India's Mars scientist and other working lives
Manjula Pooja Shroff is an entrepreneur who runs about 30 private schools and education institutions across India.
She is tapping into the boom in private education in a country that has recently passed a bill making free education between the ages of six and 14 a fundamental right.
"The problem is quality," she says of the state education system.
The BBC's Rupa Jha meets five very different people in Ahmedabad, one of India's biggest cities, to ask them about their working lives.
"We don't just focus on academic results but we aim to develop the whole person. Sport is a big part of our schools, for example basketball and football for boys and girls. State schools here don't do that," she says.
By law Ms Shroff is required to make a quarter of her school places available to non-paying pupils from the local area, selected purely on the basis of age and geography by the municipality.
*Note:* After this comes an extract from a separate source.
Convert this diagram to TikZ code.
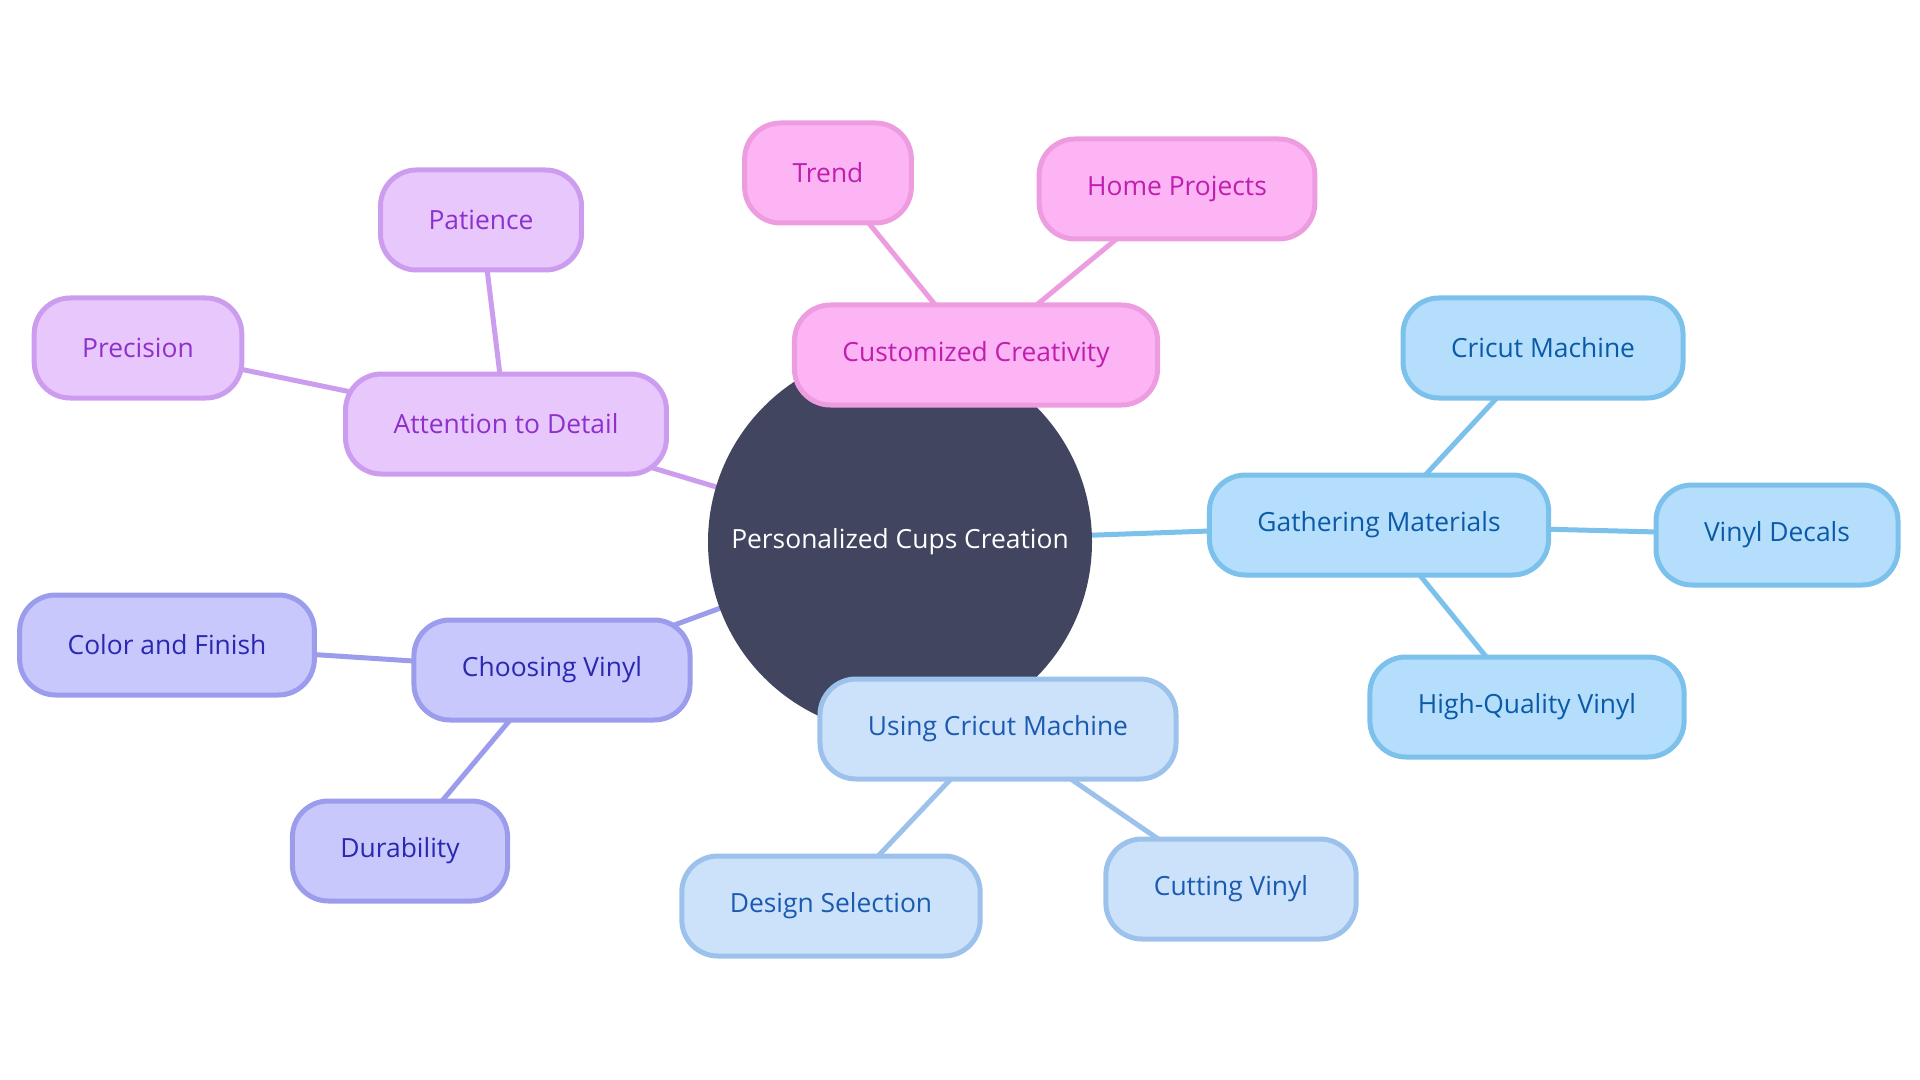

However, this does not always go smoothly.Leisure activity
"India is still a very divided society and often parents who pay for a place will say, 'My child is picking up bad language, bad habits, from those children'," she says.
"It is something we have to handle."
At her modern home in a quiet compound near the city, Ms Shroff says that though she is very focused on her work she still finds time for cycling, which until fairly recently was a means of transport for many, but is now a leisure activity for the wealthy.
She also loves the traditional Gujarati folk dances that form part of one of Ahmedabad's festivals.
When she started her company she quickly realised that her normal attire of jeans was not going to work.
She explains, laughing: "You see, Manjula is kind of an old lady's name and being in education people were expecting a more serious-looking person.
"I started wearing sarees and even got some glasses, even though I didn't need them, so I looked more like a kind of school principal. Believe me, it worked."